• [Directive]: Return the material exactly, first line through the line containing "[37.4,1.71],[38.8,1.48],[39.7,1.32]];", and nothing more. Pictures stay out.

• [Collected material]:

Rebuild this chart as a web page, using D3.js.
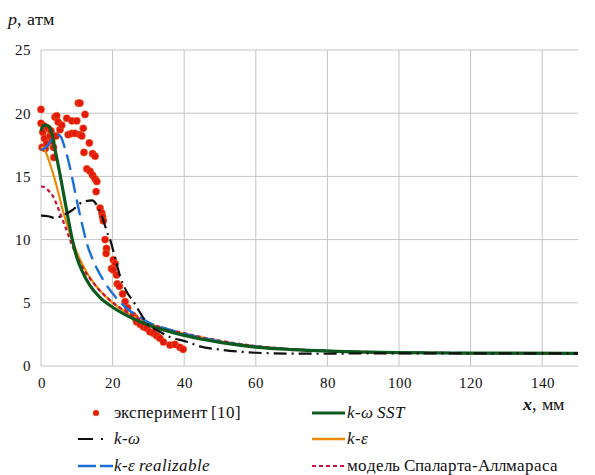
<!DOCTYPE html>
<html>
<head>
<meta charset="utf-8">
<script src="https://cdn.jsdelivr.net/npm/d3@7"></script>
<style>
  @font-face { font-family: "ChartSerif"; src: local("Liberation Serif"), local("LiberationSerif"); font-style: normal; font-weight: normal; }
  @font-face { font-family: "ChartSerif"; src: local("Liberation Serif Italic"), local("LiberationSerif-Italic"); font-style: italic; font-weight: normal; }
  @font-face { font-family: "ChartSerif"; src: local("Liberation Serif Bold Italic"), local("LiberationSerif-BoldItalic"); font-style: italic; font-weight: bold; }
</style>
</head>
<body style="margin:0">
<script>
// experiment [10]: [x mm, p atm]
var experiment = [[0,20.3],[0,19.2],[0.3,17.3],[0.5,18.5],[0.8,19.0],[1,18],[1.2,17.2],[1.6,17.6],[2,18.8],[2.5,18.2],
  [2.8,18.6],[3,17.8],[3.5,17.3],[3.6,16.5],[4.2,18.2],[3.9,19.7],[4.4,19.8],[4.8,19.3],[5.3,18.7],[5.8,19.05],[7.2,19.6],
  [8.6,19.4],[10,19.4],[10.4,20.8],[10.9,20.8],[12.3,19.9],[7.6,18.3],[8.6,18.4],[9.5,18.4],[10.9,18.3],[11.4,18.2],
  [11.8,18.8],[13.5,17.65],[12,16.9],[14.4,16.8],[15.1,16.6],[12.8,15.6],[13.7,15.4],[14.4,15.1],[15.1,14.8],[15.6,14.6],
  [15.4,13.8],[16.5,12.5],[17,12.1],[17.2,11.8],[17.4,11.5],[17.9,10.0],[18.3,9.3],[18.2,8.9],[20.2,8.4],[20.7,8.1],
  [19.7,7.7],[20.2,7.6],[21.1,7.2],[21.3,6.5],[21.9,6.3],[22.8,5.7],[23.5,5.1],[24.2,4.6],[25.6,4.0],[26.3,3.8],
  [26.7,3.5],[27.7,3.3],[28.6,3.1],[29.5,3.0],[30.4,2.7],[31.4,2.6],[32.3,2.4],[33.2,2.2],[34.2,1.9],[36,1.66],
  [37.4,1.71],[38.8,1.48],[39.7,1.32]];

var kwSST = [[0,18.6],[0.6,19.0],[1.3,19.05],[2.3,18.9],[3.2,18.2],[4,17.0],[4.8,15.9],[6,14.1],[7.3,12.1],[8.6,10.2],
  [10,8.6],[11.5,7.5],[13.7,6.35],[16.5,5.4],[20,4.65],[25,3.85],[30,3.25],[35,2.8],[40,2.42],[45,2.12],[50,1.87],
  [60,1.5],[70,1.3],[80,1.18],[90,1.1],[100,1.06],[120,1.02],[150,1.0]];

var kw = [[0,11.9],[2,11.85],[4,11.7],[6,11.9],[8.6,12.3],[11.8,13.0],[14.3,13.1],[16,12.5],[17.9,11.1],[18.3,10.7],
  [19.3,10.0],[21.1,8.1],[22.1,7.1],[23.9,5.9],[25.8,5.1],[28.6,3.8],[30,3.25],[32.3,2.85],[36,2.3],[40.7,1.92],
  [44.4,1.55],[50,1.3],[55,1.15],[60,1.05],[70,0.98],[80,0.97],[90,1.0],[100,1.0],[150,1.0]];

var ke = [[0,17.2],[0.6,17.3],[1.5,16.8],[2.5,16.0],[3.5,15.1],[4.4,14.2],[6.2,12.2],[8.1,10.5],[10,9.0],[12,7.8],
  [14,6.85],[17,5.8],[20,5.0],[25,4.05],[30,3.38],[35,2.9],[40,2.55],[45,2.25],[50,1.95],[60,1.55],[70,1.32],
  [80,1.2],[90,1.12],[100,1.07],[120,1.02],[150,1.0]];

var keRealizable = [[0,17.1],[1,17.2],[2.5,17.7],[3.8,18.2],[4.8,18.3],[5.6,18.1],[6.5,17.4],[7.6,16.3],[9,14.5],
  [10,13.1],[11.5,11.2],[12.8,9.7],[14.5,8.4],[17.4,6.8],[20.7,5.5],[24,4.55],[27.7,3.85],[30,3.45],[35,2.95],
  [40,2.55],[45,2.22],[50,1.95],[60,1.55],[70,1.32],[80,1.2],[90,1.12],[100,1.07],[120,1.02],[150,1.0]];

var spalart = [[0,14.2],[1,14.15],[2,13.9],[3.4,13.4],[5.3,12.1],[7.2,10.7],[8.6,9.6],[10,8.7],[12,7.6],[14,6.8],
  [17,5.8],[20,5.05],[25,4.08],[30,3.4],[35,2.95],[40,2.6],[45,2.28],[50,2.0],[60,1.58],[70,1.34],[80,1.2],
  [90,1.12],[100,1.07],[120,1.02],[150,1.0]];

var xTicks = [0, 20, 40, 60, 80, 100, 120, 140];
var yTicks = [0, 5, 10, 15, 20, 25];

var width = 595, height = 475;
var serif = "ChartSerif, 'Liberation Serif'";
var x = d3.scaleLinear().domain([0, 150]).range([41, 578]);
var y = d3.scaleLinear().domain([0, 25]).range([366, 50]);

var svg = d3.select("body").append("svg")
  .attr("width", width)
  .attr("height", height);

// grid
svg.append("g").selectAll("line").data(yTicks).enter().append("line")
  .attr("x1", x(0)).attr("x2", x(150))
  .attr("y1", function(d) { return y(d); }).attr("y2", function(d) { return y(d); })
  .attr("stroke", "#c4c4c4").attr("stroke-width", 1);
svg.append("g").selectAll("line").data(xTicks).enter().append("line")
  .attr("x1", function(d) { return x(d); }).attr("x2", function(d) { return x(d); })
  .attr("y1", y(0)).attr("y2", y(25))
  .attr("stroke", "#c4c4c4").attr("stroke-width", 1);

// axes: labels only, grid lines stand in for the axis lines
var xAxis = svg.append("g")
  .attr("transform", "translate(0," + y(0) + ")")
  .call(d3.axisBottom(x).tickValues(xTicks).tickSize(0).tickPadding(11));
var yAxis = svg.append("g")
  .attr("transform", "translate(" + x(0) + ",0)")
  .call(d3.axisLeft(y).tickValues(yTicks).tickSize(0).tickPadding(10));
[xAxis, yAxis].forEach(function(a) {
  a.select(".domain").remove();
  a.attr("font-size", 15).attr("font-family", serif);
  a.selectAll("text").attr("fill", "#111");
});

var line = d3.line()
  .x(function(d) { return x(d[0]); })
  .y(function(d) { return y(d[1]); })
  .curve(d3.curveMonotoneX);

var series = [
  { data: ke, color: "#f08a00", width: 2.2, dash: null },
  { data: spalart, color: "#c8123c", width: 2.2, dash: "4,3" },
  { data: keRealizable, color: "#1a6fd6", width: 2.4, dash: "16,7" },
  { data: kwSST, color: "#0d5a1e", width: 3.2, dash: null },
  { data: kw, color: "#111", width: 2.2, dash: "13,5,2,5" }
];

svg.append("g").selectAll("circle").data(experiment).enter().append("circle")
  .attr("cx", function(d) { return x(d[0]); })
  .attr("cy", function(d) { return y(d[1]); })
  .attr("r", 3.6)
  .attr("fill", "#e3190b")
  .attr("stroke", "#f0641a").attr("stroke-width", 0.5);

series.forEach(function(s) {
  svg.append("path")
    .datum(s.data)
    .attr("d", line)
    .attr("fill", "none")
    .attr("stroke", s.color)
    .attr("stroke-width", s.width)
    .attr("stroke-dasharray", s.dash);
});

// axis titles
var titles = [
  { x: 8, y: 25, main: "p", rest: ", атм", bold: false },
  { x: 523, y: 410, main: "x", rest: ", мм", bold: true }
];
var tt = svg.selectAll(".title").data(titles).enter().append("text")
  .attr("class", "title")
  .attr("x", function(d) { return d.x; })
  .attr("y", function(d) { return d.y; })
  .attr("font-size", 18)
  .attr("font-family", serif)
  .attr("fill", "#111");
tt.append("tspan").attr("font-style", "italic")
  .attr("font-weight", function(d) { return d.bold ? "bold" : "normal"; })
  .text(function(d) { return d.main; });
tt.append("tspan").text(function(d) { return d.rest; });

// legend
var legendItems = [
  { name: "эксперимент [10]", italic: false, col: 0, row: 0, dot: true },
  { name: "k-ω SST", italic: true, col: 1, row: 0, color: "#0d5a1e", width: 3.2, dash: null },
  { name: "k-ω", italic: true, col: 0, row: 1, color: "#111", width: 2.2, dash: "15,8,2,10" },
  { name: "k-ε", italic: true, col: 1, row: 1, color: "#f08a00", width: 2.4, dash: null },
  { name: "k-ε realizable", italic: true, col: 0, row: 2, color: "#1a6fd6", width: 2.4, dash: "18,4" },
  { name: "модель Спаларта-Аллмараса", italic: false, col: 1, row: 2, color: "#c8123c", width: 2.2, dash: "4,3" }
];
var colX = [78, 312], colW = [35, 33], rowY = [413, 439, 466];

legendItems.forEach(function(d) {
  var x0 = colX[d.col], yy = rowY[d.row];
  if (d.dot) {
    svg.append("circle").attr("cx", 96).attr("cy", yy).attr("r", 3)
      .attr("fill", "#e3190b").attr("stroke", "#f0641a").attr("stroke-width", 0.5);
  } else {
    svg.append("line").attr("x1", x0).attr("x2", x0 + colW[d.col]).attr("y1", yy).attr("y2", yy)
      .attr("stroke", d.color).attr("stroke-width", d.width).attr("stroke-dasharray", d.dash);
  }
});
svg.selectAll(".leg").data(legendItems).enter().append("text")
  .attr("class", "leg")
  .attr("x", function(d) { return d.col === 0 ? 114 : 347; })
  .attr("y", function(d) { return rowY[d.row] + 5; })
  .attr("font-size", 17)
  .attr("font-family", serif)
  .attr("fill", "#111")
  .attr("font-style", function(d) { return d.italic ? "italic" : "normal"; })
  .text(function(d) { return d.name; });
</script>
</body>
</html>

• [Final result]:
Rebuild this chart as a web page, using D3.js.
<!DOCTYPE html>
<html>
<head>
<meta charset="utf-8">
<script src="https://cdn.jsdelivr.net/npm/d3@7"></script>
<style>
  @font-face { font-family: "ChartSerif"; src: local("Liberation Serif"), local("LiberationSerif"); font-style: normal; font-weight: normal; }
  @font-face { font-family: "ChartSerif"; src: local("Liberation Serif Italic"), local("LiberationSerif-Italic"); font-style: italic; font-weight: normal; }
  @font-face { font-family: "ChartSerif"; src: local("Liberation Serif Bold Italic"), local("LiberationSerif-BoldItalic"); font-style: italic; font-weight: bold; }
</style>
</head>
<body style="margin:0">
<script>
// experiment [10]: [x mm, p atm]
var experiment = [[0,20.3],[0,19.2],[0.3,17.3],[0.5,18.5],[0.8,19.0],[1,18],[1.2,17.2],[1.6,17.6],[2,18.8],[2.5,18.2],
  [2.8,18.6],[3,17.8],[3.5,17.3],[3.6,16.5],[4.2,18.2],[3.9,19.7],[4.4,19.8],[4.8,19.3],[5.3,18.7],[5.8,19.05],[7.2,19.6],
  [8.6,19.4],[10,19.4],[10.4,20.8],[10.9,20.8],[12.3,19.9],[7.6,18.3],[8.6,18.4],[9.5,18.4],[10.9,18.3],[11.4,18.2],
  [11.8,18.8],[13.5,17.65],[12,16.9],[14.4,16.8],[15.1,16.6],[12.8,15.6],[13.7,15.4],[14.4,15.1],[15.1,14.8],[15.6,14.6],
  [15.4,13.8],[16.5,12.5],[17,12.1],[17.2,11.8],[17.4,11.5],[17.9,10.0],[18.3,9.3],[18.2,8.9],[20.2,8.4],[20.7,8.1],
  [19.7,7.7],[20.2,7.6],[21.1,7.2],[21.3,6.5],[21.9,6.3],[22.8,5.7],[23.5,5.1],[24.2,4.6],[25.6,4.0],[26.3,3.8],
  [26.7,3.5],[27.7,3.3],[28.6,3.1],[29.5,3.0],[30.4,2.7],[31.4,2.6],[32.3,2.4],[33.2,2.2],[34.2,1.9],[36,1.66],
  [37.4,1.71],[38.8,1.48],[39.7,1.32]];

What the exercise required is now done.